Cade McNamara stood in the middle of the locker room, holding a game ball and commanding all the attention of a starting quarterback.

After a four-hour, three-overtime comeback victory, this was his moment and no one else’s. He would make the most of it.

“Let’s fucking build on this shit, boys,” he said, in a video captured on Twitter. “Let’s get it. What happens if we win out, huh? Who’s gonna remember all the fucking games before (this), man?

“We win out, we did our job. We said we were gonna win out. Let’s fucking do it.”

No one else will believe that possible. But all the members of the Michigan football team listening did. And their reaction — mobbing McNamara in celebration — says it louder than anything else.

Because after nearly three-and-a-half games of misery, this was something different. Something to grab onto and hold tight, and hope that the 2020 season could be salvaged, if not in the form of Michigan’s record than at least in the form of its dignity, and its future at quarterback.

McNamara came into Saturday’s game in the middle of the second quarter, staring at a 17-0 deficit. He made that speech after throwing four touchdowns on his way to completing 27-of-36 passes and piloting the Wolverines to a 48-42 triple-overtime win over Rutgers that ran the gamut between bizarre, discouraging and just good enough to make fans believe in a Michigan quarterback yet again. He will start next week.

“Well it felt good,” McNamara said. “Obviously.”

He sat in front of the Zoom camera at 12:30 a.m., wearing frosted tips and an expression of relief. Under his tutelage, Michigan hadn’t just won. It had displayed an offense that consistently functioned the way it was supposed to — not just in fits of starting, stopping and wondering about potential.

That doesn’t fall entirely on the quarterback. Going into halftime, Michigan had accounted for just 77 rushing yards in its last 10 quarters of football; it had 129 in the latter two quarters and three overtimes. McNamara gave credit to that, and to the offensive line, but left little doubt as to his own standing when asked if he should start next week against Penn State.

“Personally I feel like I’ve done enough for me to be put in that position,” he said.

Harbaugh, who made Milton the starter this week after declaring an open competition, agreed.

“He was outstanding,” Harbaugh said. “Really gritty performance. In all ways.
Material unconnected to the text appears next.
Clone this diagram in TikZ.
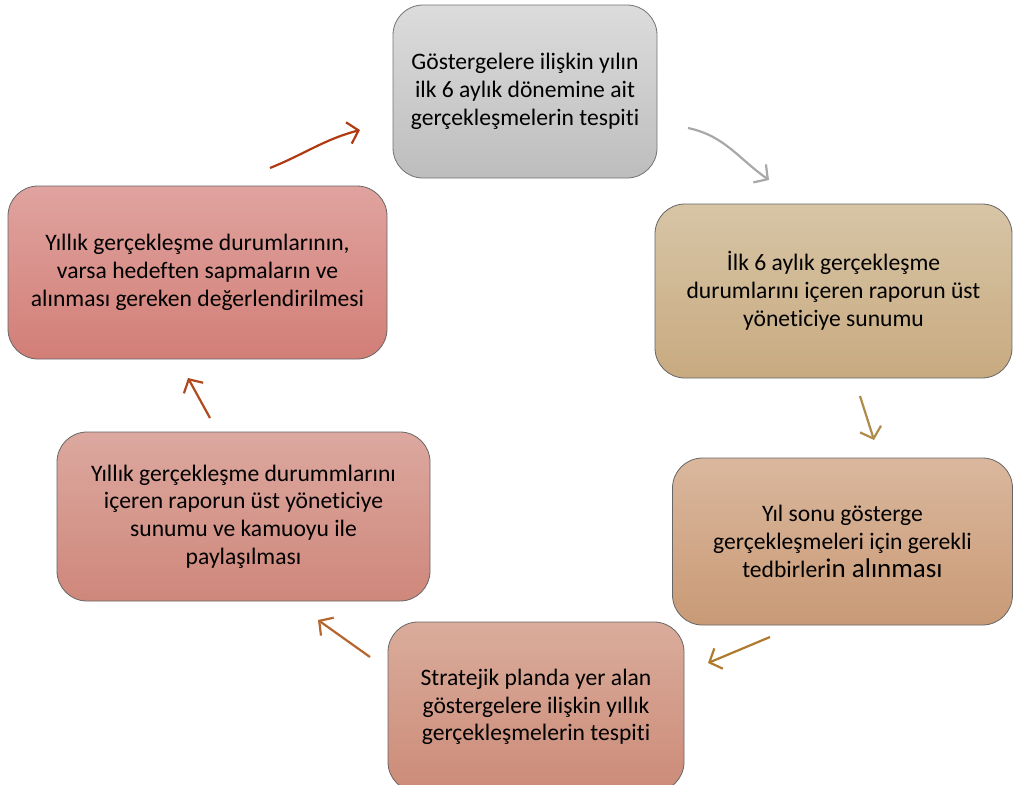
\documentclass[tikz,border=0pt]{standalone}
\usepackage{fontspec}
\setmainfont[Ligatures=NoCommon]{Carlito}
\usetikzlibrary{arrows.meta}
\definecolor{g1}{HTML}{DCDCDC}\definecolor{g2}{HTML}{BDBDBD}
\definecolor{t1}{HTML}{D7C5A6}\definecolor{t2}{HTML}{C8AA80}
\definecolor{o1}{HTML}{DAB79D}\definecolor{o2}{HTML}{C99A76}
\definecolor{p1}{HTML}{DAAC9B}\definecolor{p2}{HTML}{CC8B78}
\definecolor{r1}{HTML}{DCA89F}\definecolor{r2}{HTML}{CF877B}
\definecolor{s1}{HTML}{E0A39F}\definecolor{s2}{HTML}{D27E77}
\definecolor{agray}{HTML}{A8A8A8}
\definecolor{atan}{HTML}{B08C4C}
\definecolor{aorange}{HTML}{B07A2C}
\definecolor{abrown}{HTML}{B5652E}
\definecolor{ared}{HTML}{B0491E}
\definecolor{ared2}{HTML}{B23A12}
\tikzset{
  box/.style={rounded corners=30pt, draw=#1, line width=0.8pt, align=center,
    font=\fontsize{23.6}{27.8}\selectfont, inner sep=0pt},
  arr/.style={draw=#1, line width=2.2pt, -{Straight Barb[length=10pt,width=22pt,line width=2.2pt]}},
}
\begin{document}
\begin{tikzpicture}[x=1pt,y=1pt]
\useasboundingbox (0,0) rectangle (1013,-785);
\node[box=black!55, top color=g1, bottom color=g2, minimum width=264pt, minimum height=173pt] (b1) at (525,-91.5)
  {Göstergelere ilişkin yılın\\ilk 6 aylık dönemine ait\\gerçekleşmelerin tespiti};
\node[box=black!60, top color=t1, bottom color=t2, minimum width=357pt, minimum height=174pt] (b2) at (833.5,-291)
  {İlk 6 aylık gerçekleşme\\durumlarını içeren raporun üst\\yöneticiye sunumu};
\node[box=black!60, top color=o1, bottom color=o2, minimum width=340pt, minimum height=167pt] (b3) at (842.5,-541.5)
  {Yıl sonu gösterge\\gerçekleşmeleri için gerekli\\tedbirler{\fontsize{27}{27.8}\selectfont in alınması}};
\node[box=black!60, top color=p1, bottom color=p2, minimum width=296pt, minimum height=170pt] (b4) at (536,-707)
  {Stratejik planda yer alan\\göstergelere ilişkin yıllık\\gerçekleşmelerin tespiti};
\node[box=black!60, top color=r1, bottom color=r2, minimum width=373pt, minimum height=169pt] (b5) at (243.5,-516.5)
  {Yıllık gerçekleşme durummlarını\\içeren raporun üst yöneticiye\\sunumu ve kamuoyu ile\\paylaşılması};
\node[box=black!60, top color=s1, bottom color=s2, minimum width=379pt, minimum height=173pt] (b6) at (197.5,-272.5)
  {Yıllık gerçekleşme durumlarının,\\varsa hedeften sapmaların ve\\alınması gereken değerlendirilmesi};
\coordinate (a1s) at (688,-128); \coordinate (a1e) at (769,-180);
\coordinate (a2s) at (860,-396); \coordinate (a2e) at (874,-440);
\coordinate (a3s) at (770,-637); \coordinate (a3e) at (708,-663);
\coordinate (a4s) at (370,-657); \coordinate (a4e) at (318,-620);
\coordinate (a5s) at (210,-418); \coordinate (a5e) at (188,-378);
\coordinate (a6s) at (270,-168); \coordinate (a6e) at (360,-130);
\draw[arr=agray] (a1s) to[out=-12,in=145] (a1e);
\draw[arr=atan] (a2s) -- (a2e);
\draw[arr=aorange] (a3s) -- (a3e);
\draw[arr=abrown] (a4s) -- (a4e);
\draw[arr=ared] (a5s) -- (a5e);
\draw[arr=ared2] (a6s) to[out=22,in=195] (a6e);
\end{tikzpicture}
\end{document}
Super tough. Executed. Was outstanding. His play was inspiring. Yeah, can’t say enough great things.”

Though Milton started, Harbaugh said he came in with a plan to play both quarterbacks during the game. And after a 5-of-12 start that featured most of his throws looking inaccurate and the offense looking no better than it had in last week’s 49-11 loss to Wisconsin, that plan came to fruition. 

Three plays after McNamara came into the game, he had found Cornelius Johnson in the end zone for a 46-yard touchdown after a busted coverage. By the start of the fourth quarter, he had pulled the Wolverines back into the lead with a six-yard slant to Mike Sainristil, to which Ronnie Bell jumped up and down in exultation. In the second overtime, needing a touchdown to keep the game going, he ran into the end zone himself, and in the third, he leaned on that run game to give the Wolverines a lead they wouldn’t relinquish.

“Just really my role is just to be a distributor,” McNamara said. “Really get the ball in the receiver’s hands as fast as I possibly can. Just make sure that we’re running on all cylinders and really what it took for us on that last drive was patience.”

That description — in a lot of ways, one of a game manager — is in a lot of ways, the opposite of what Michigan wanted Milton to be. The coaching staff was enamored with his arm strength and natural ability, and no one who watched him over the first four games will disagree that the talent is special.

But figuring out to harness it was an issue that plagued him. And when McNamara came in, the simple ability to be accurate was enough to propel Michigan’s offense forward. No individual play he made popped off the screen. He made some good throws, largely took what the defense gave him, kept the offense on schedule and got it to the end zone.

It turns out, that’s exactly what Michigan needed.

“I think we got our swagger back a little bit,” McNamara said. “Especially on the offensive side of the ball we had been struggling a little bit. To come out with a win feels good.”